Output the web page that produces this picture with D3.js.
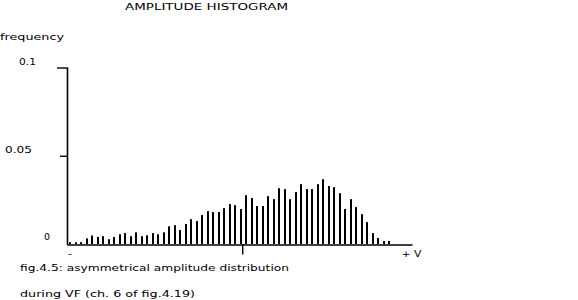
<!DOCTYPE html>
<html>
<head>
<meta charset="utf-8">
<script src="https://cdn.jsdelivr.net/npm/d3@7"></script>
<style>
  html, body { margin: 0; padding: 0; background: #fff; }
  svg { display: block; }
  text { font-family: "DejaVu Sans", sans-serif; font-size: 9.5px; fill: #000; }
</style>
</head>
<body>
<svg id="chart" width="578" height="300"></svg>
<script>
// ---- data ----
const title = "AMPLITUDE HISTOGRAM";
const yLabel = "frequency";
const caption1 = "fig.4.5: asymmetrical amplitude distribution";
const caption2 = "during VF (ch. 6 of fig.4.19)";
const bins = d3.range(1, 60); // amplitude bins from "-" to "+V"
const frequency = [
  0.0010, 0.0010, 0.0010, 0.0032, 0.0048, 0.0040, 0.0044, 0.0027, 0.0040, 0.0055,
  0.0062, 0.0044, 0.0066, 0.0044, 0.0049, 0.0062, 0.0055, 0.0066, 0.0100, 0.0107,
  0.0079, 0.0113, 0.0141, 0.0130, 0.0164, 0.0186, 0.0181, 0.0181, 0.0203, 0.0226,
  0.0220, 0.0198, 0.0277, 0.0260, 0.0215, 0.0215, 0.0271, 0.0254, 0.0316, 0.0311,
  0.0254, 0.0294, 0.0339, 0.0311, 0.0311, 0.0339, 0.0367, 0.0328, 0.0322, 0.0288,
  0.0198, 0.0254, 0.0209, 0.0169, 0.0124, 0.0062, 0.0034, 0.0017, 0.0017
];
const yTickValues = [0, 0.05, 0.1];
const yTickLabels = ["0", "0.05", "0.1"];
const xTickValues = [0.45, 31.75, 62.5];
const xTickLabels = ["-", "", "+ V"];

// ---- layout ----
const svg = d3.select("#chart");
const x = d3.scaleLinear().domain([-0.1, 62.6]).range([67, 412]);
const y = d3.scaleLinear().domain([0, 0.1]).range([244, 67.5]);

// bars (vertical line histogram)
svg.append("g").selectAll("rect")
  .data(frequency)
  .join("rect")
  .attr("x", (d, i) => Math.round(x(bins[i] - 0.55)) - 1)
  .attr("width", 2)
  .attr("y", d => y(d))
  .attr("height", d => y(0) - y(d))
  .attr("fill", "#000");

// y axis
const yAxis = d3.axisLeft(y).tickValues(yTickValues).tickFormat("").tickSizeOuter(0);
const gy = svg.append("g").attr("transform", "translate(67.5,0)").call(yAxis);
gy.select(".domain").attr("stroke", "#000").attr("stroke-width", 1.6)
  .attr("d", `M0,${y(0.1)}V${y(0) + 1}`);
gy.selectAll(".tick line")
  .attr("stroke", "#000").attr("stroke-width", 1.4)
  .attr("x2", d => d === 0 ? 0 : (d === 0.1 ? -10.5 : -7.5));
// label boxes: [left x, baseline y, width]
const yLabelPos = { 0: [44, 240, 6], 0.05: [5, 153, 27], 0.1: [19, 65, 17] };
svg.append("g").selectAll("text")
  .data(yTickValues)
  .join("text")
  .attr("x", d => yLabelPos[d][0])
  .attr("y", d => yLabelPos[d][1])
  .attr("textLength", d => yLabelPos[d][2])
  .attr("lengthAdjust", "spacingAndGlyphs")
  .text((d, i) => yTickLabels[i]);

// x axis
const xAxis = d3.axisBottom(x).tickValues([xTickValues[1]]).tickFormat("").tickSize(10).tickSizeOuter(0);
const gx = svg.append("g").attr("transform", `translate(0,${y(0) + 0.5})`).call(xAxis);
gx.select(".domain").attr("stroke", "#000").attr("stroke-width", 1.6);
gx.selectAll(".tick line").attr("stroke", "#000").attr("stroke-width", 1.4);
const xLabelWidth = { "-": 4, "+ V": 20 };
svg.append("g").selectAll("text")
  .data(xTickValues.filter((d, i) => xTickLabels[i] !== ""))
  .join("text")
  .attr("x", d => x(d) - xLabelWidth[xTickLabels[xTickValues.indexOf(d)]] / 2)
  .attr("y", 257)
  .attr("textLength", d => xLabelWidth[xTickLabels[xTickValues.indexOf(d)]])
  .attr("lengthAdjust", "spacingAndGlyphs")
  .text(d => xTickLabels[xTickValues.indexOf(d)]);

// texts
function label(str, xPos, yPos, len) {
  svg.append("text").attr("x", xPos).attr("y", yPos)
    .attr("textLength", len).attr("lengthAdjust", "spacingAndGlyphs").text(str);
}
label(title, 125, 10, 163);
label(yLabel, 0, 40, 64);
label(caption1, 20, 271, 269);
label(caption2, 20, 297, 175);
</script>
</body>
</html>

====

• Problem to solve
Give the data above again in full and unchanged, skipping the pictures.

• Worked solution
Output the web page that produces this picture with D3.js.
<!DOCTYPE html>
<html>
<head>
<meta charset="utf-8">
<script src="https://cdn.jsdelivr.net/npm/d3@7"></script>
<style>
  html, body { margin: 0; padding: 0; background: #fff; }
  svg { display: block; }
  text { font-family: "DejaVu Sans", sans-serif; font-size: 9.5px; fill: #000; }
</style>
</head>
<body>
<svg id="chart" width="578" height="300"></svg>
<script>
// ---- data ----
const title = "AMPLITUDE HISTOGRAM";
const yLabel = "frequency";
const caption1 = "fig.4.5: asymmetrical amplitude distribution";
const caption2 = "during VF (ch. 6 of fig.4.19)";
const bins = d3.range(1, 60); // amplitude bins from "-" to "+V"
const frequency = [
  0.0010, 0.0010, 0.0010, 0.0032, 0.0048, 0.0040, 0.0044, 0.0027, 0.0040, 0.0055,
  0.0062, 0.0044, 0.0066, 0.0044, 0.0049, 0.0062, 0.0055, 0.0066, 0.0100, 0.0107,
  0.0079, 0.0113, 0.0141, 0.0130, 0.0164, 0.0186, 0.0181, 0.0181, 0.0203, 0.0226,
  0.0220, 0.0198, 0.0277, 0.0260, 0.0215, 0.0215, 0.0271, 0.0254, 0.0316, 0.0311,
  0.0254, 0.0294, 0.0339, 0.0311, 0.0311, 0.0339, 0.0367, 0.0328, 0.0322, 0.0288,
  0.0198, 0.0254, 0.0209, 0.0169, 0.0124, 0.0062, 0.0034, 0.0017, 0.0017
];
const yTickValues = [0, 0.05, 0.1];
const yTickLabels = ["0", "0.05", "0.1"];
const xTickValues = [0.45, 31.75, 62.5];
const xTickLabels = ["-", "", "+ V"];

// ---- layout ----
const svg = d3.select("#chart");
const x = d3.scaleLinear().domain([-0.1, 62.6]).range([67, 412]);
const y = d3.scaleLinear().domain([0, 0.1]).range([244, 67.5]);

// bars (vertical line histogram)
svg.append("g").selectAll("rect")
  .data(frequency)
  .join("rect")
  .attr("x", (d, i) => Math.round(x(bins[i] - 0.55)) - 1)
  .attr("width", 2)
  .attr("y", d => y(d))
  .attr("height", d => y(0) - y(d))
  .attr("fill", "#000");

// y axis
const yAxis = d3.axisLeft(y).tickValues(yTickValues).tickFormat("").tickSizeOuter(0);
const gy = svg.append("g").attr("transform", "translate(67.5,0)").call(yAxis);
gy.select(".domain").attr("stroke", "#000").attr("stroke-width", 1.6)
  .attr("d", `M0,${y(0.1)}V${y(0) + 1}`);
gy.selectAll(".tick line")
  .attr("stroke", "#000").attr("stroke-width", 1.4)
  .attr("x2", d => d === 0 ? 0 : (d === 0.1 ? -10.5 : -7.5));
// label boxes: [left x, baseline y, width]
const yLabelPos = { 0: [44, 240, 6], 0.05: [5, 153, 27], 0.1: [19, 65, 17] };
svg.append("g").selectAll("text")
  .data(yTickValues)
  .join("text")
  .attr("x", d => yLabelPos[d][0])
  .attr("y", d => yLabelPos[d][1])
  .attr("textLength", d => yLabelPos[d][2])
  .attr("lengthAdjust", "spacingAndGlyphs")
  .text((d, i) => yTickLabels[i]);

// x axis
const xAxis = d3.axisBottom(x).tickValues([xTickValues[1]]).tickFormat("").tickSize(10).tickSizeOuter(0);
const gx = svg.append("g").attr("transform", `translate(0,${y(0) + 0.5})`).call(xAxis);
gx.select(".domain").attr("stroke", "#000").attr("stroke-width", 1.6);
gx.selectAll(".tick line").attr("stroke", "#000").attr("stroke-width", 1.4);
const xLabelWidth = { "-": 4, "+ V": 20 };
svg.append("g").selectAll("text")
  .data(xTickValues.filter((d, i) => xTickLabels[i] !== ""))
  .join("text")
  .attr("x", d => x(d) - xLabelWidth[xTickLabels[xTickValues.indexOf(d)]] / 2)
  .attr("y", 257)
  .attr("textLength", d => xLabelWidth[xTickLabels[xTickValues.indexOf(d)]])
  .attr("lengthAdjust", "spacingAndGlyphs")
  .text(d => xTickLabels[xTickValues.indexOf(d)]);

// texts
function label(str, xPos, yPos, len) {
  svg.append("text").attr("x", xPos).attr("y", yPos)
    .attr("textLength", len).attr("lengthAdjust", "spacingAndGlyphs").text(str);
}
label(title, 125, 10, 163);
label(yLabel, 0, 40, 64);
label(caption1, 20, 271, 269);
label(caption2, 20, 297, 175);
</script>
</body>
</html>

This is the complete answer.